Print the lines of the listing below verbatim from its first line through the line bearing "Chart.register(...registerables);". Any pictures are to be omitted.
((
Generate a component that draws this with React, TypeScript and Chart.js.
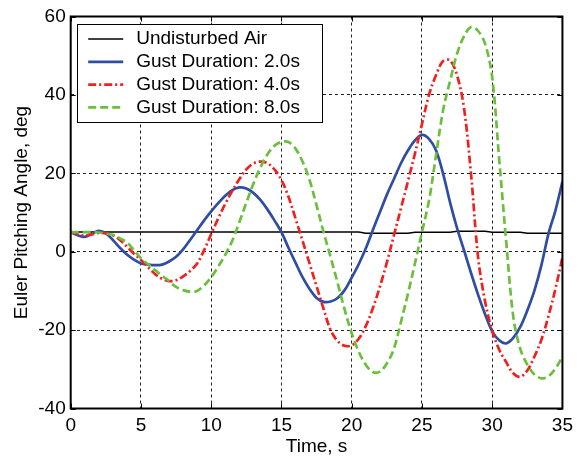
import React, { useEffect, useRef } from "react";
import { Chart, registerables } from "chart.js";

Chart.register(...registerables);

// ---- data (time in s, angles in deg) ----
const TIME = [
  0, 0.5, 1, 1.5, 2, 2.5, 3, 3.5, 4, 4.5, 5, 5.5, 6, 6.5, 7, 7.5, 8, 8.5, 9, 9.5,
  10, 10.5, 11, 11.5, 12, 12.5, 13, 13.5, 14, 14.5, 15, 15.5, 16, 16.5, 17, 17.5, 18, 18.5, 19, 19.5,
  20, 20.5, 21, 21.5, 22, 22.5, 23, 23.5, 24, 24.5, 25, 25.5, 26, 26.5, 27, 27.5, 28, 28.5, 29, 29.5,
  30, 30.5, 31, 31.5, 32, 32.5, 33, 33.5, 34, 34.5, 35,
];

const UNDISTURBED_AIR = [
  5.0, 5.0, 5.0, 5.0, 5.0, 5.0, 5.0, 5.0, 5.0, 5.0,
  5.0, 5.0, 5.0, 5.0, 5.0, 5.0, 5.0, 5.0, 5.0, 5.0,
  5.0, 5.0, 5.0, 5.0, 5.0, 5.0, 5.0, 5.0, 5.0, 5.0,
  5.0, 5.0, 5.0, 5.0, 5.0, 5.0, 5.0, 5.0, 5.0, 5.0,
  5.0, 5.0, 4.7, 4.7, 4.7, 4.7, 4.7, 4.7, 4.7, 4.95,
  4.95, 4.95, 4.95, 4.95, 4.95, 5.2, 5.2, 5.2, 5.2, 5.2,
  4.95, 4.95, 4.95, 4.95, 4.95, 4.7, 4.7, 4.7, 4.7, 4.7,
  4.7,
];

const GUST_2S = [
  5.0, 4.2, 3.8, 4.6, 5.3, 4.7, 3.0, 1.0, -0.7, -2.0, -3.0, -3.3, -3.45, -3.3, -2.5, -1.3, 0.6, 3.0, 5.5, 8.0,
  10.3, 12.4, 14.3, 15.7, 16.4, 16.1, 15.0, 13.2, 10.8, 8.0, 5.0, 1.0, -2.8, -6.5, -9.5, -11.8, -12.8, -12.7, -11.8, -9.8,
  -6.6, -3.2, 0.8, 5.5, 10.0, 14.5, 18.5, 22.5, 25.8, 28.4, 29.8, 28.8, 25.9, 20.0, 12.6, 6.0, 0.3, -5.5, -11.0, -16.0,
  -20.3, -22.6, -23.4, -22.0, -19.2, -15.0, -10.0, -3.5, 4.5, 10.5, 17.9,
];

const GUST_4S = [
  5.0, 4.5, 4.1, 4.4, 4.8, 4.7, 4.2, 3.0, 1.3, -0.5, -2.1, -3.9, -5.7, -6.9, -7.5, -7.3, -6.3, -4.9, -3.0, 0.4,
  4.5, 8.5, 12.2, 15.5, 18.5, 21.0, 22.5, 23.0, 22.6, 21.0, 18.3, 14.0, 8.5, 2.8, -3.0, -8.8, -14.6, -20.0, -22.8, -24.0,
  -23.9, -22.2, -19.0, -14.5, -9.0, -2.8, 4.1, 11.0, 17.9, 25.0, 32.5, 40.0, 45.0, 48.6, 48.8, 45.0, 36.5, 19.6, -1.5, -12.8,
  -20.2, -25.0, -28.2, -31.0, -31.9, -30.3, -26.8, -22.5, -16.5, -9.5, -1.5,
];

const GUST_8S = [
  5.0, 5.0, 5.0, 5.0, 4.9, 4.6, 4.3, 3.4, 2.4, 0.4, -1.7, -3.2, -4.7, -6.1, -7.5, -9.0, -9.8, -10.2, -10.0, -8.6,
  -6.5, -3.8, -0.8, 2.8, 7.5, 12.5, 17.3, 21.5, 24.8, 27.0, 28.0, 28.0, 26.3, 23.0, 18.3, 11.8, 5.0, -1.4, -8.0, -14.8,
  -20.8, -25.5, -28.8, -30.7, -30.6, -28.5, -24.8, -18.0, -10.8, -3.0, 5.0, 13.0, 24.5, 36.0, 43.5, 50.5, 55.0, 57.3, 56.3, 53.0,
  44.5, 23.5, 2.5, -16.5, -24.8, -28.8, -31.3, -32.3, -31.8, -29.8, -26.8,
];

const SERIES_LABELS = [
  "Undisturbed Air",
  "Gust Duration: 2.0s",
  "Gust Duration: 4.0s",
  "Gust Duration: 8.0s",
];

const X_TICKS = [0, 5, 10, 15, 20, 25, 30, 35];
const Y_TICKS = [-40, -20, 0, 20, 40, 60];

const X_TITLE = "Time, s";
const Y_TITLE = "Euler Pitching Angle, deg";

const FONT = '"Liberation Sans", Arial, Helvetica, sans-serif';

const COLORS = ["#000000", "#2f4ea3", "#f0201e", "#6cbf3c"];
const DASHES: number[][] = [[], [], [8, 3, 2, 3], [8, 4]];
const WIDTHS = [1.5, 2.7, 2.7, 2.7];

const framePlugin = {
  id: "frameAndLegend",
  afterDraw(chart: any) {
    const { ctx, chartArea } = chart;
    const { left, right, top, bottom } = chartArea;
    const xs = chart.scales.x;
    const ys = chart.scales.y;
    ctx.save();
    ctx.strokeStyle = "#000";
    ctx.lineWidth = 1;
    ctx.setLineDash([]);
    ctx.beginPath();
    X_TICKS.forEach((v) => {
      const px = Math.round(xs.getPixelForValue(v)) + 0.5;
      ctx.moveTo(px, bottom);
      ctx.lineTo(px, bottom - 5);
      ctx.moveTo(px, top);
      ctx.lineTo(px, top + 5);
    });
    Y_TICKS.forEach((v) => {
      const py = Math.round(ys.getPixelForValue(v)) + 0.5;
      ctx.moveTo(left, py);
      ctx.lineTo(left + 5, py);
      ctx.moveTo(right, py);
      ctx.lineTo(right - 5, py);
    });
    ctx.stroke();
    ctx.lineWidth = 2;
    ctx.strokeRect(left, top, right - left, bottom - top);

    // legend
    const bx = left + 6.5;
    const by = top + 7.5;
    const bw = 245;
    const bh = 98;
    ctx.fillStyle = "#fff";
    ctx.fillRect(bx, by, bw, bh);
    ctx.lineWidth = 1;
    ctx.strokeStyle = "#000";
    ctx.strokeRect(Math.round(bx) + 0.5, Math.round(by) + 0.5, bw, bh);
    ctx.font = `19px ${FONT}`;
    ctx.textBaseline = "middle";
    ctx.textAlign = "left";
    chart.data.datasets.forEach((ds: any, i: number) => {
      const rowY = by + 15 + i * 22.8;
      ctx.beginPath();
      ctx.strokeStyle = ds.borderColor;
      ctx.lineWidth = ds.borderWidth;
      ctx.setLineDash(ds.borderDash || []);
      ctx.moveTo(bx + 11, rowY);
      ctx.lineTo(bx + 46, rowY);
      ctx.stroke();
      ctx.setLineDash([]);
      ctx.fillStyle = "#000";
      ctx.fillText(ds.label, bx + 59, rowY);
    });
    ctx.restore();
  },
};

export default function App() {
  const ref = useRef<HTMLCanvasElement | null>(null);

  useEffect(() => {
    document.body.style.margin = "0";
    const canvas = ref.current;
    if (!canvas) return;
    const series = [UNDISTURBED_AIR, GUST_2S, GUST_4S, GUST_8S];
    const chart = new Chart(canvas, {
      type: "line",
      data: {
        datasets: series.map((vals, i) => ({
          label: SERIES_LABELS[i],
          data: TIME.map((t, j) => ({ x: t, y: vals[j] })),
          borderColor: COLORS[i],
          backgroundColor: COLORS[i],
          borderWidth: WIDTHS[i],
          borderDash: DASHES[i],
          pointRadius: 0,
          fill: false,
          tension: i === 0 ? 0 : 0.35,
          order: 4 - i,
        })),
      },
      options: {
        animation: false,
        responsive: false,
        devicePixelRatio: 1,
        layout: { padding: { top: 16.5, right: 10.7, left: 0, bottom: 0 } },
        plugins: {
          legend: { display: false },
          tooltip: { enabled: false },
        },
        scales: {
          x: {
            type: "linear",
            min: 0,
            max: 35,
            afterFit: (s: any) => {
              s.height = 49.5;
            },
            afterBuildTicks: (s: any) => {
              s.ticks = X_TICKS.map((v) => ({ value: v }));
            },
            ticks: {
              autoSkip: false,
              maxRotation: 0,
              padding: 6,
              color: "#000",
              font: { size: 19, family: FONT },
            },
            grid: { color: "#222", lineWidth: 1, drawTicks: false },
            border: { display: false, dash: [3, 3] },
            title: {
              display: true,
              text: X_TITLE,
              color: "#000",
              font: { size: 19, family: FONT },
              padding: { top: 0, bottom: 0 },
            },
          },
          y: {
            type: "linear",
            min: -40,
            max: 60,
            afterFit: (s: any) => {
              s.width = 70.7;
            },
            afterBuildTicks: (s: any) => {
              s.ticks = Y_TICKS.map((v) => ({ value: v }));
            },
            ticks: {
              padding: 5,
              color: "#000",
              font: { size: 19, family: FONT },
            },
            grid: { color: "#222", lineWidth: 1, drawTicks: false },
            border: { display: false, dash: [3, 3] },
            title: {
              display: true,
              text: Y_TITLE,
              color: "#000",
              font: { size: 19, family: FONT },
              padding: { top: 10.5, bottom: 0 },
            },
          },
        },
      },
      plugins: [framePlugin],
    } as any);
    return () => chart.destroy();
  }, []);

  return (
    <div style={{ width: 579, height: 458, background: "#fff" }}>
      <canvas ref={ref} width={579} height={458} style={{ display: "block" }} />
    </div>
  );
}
))
EXERCISE RESULT »
Generate a component that draws this with React, TypeScript and Chart.js.
import React, { useEffect, useRef } from "react";
import { Chart, registerables } from "chart.js";

Chart.register(...registerables);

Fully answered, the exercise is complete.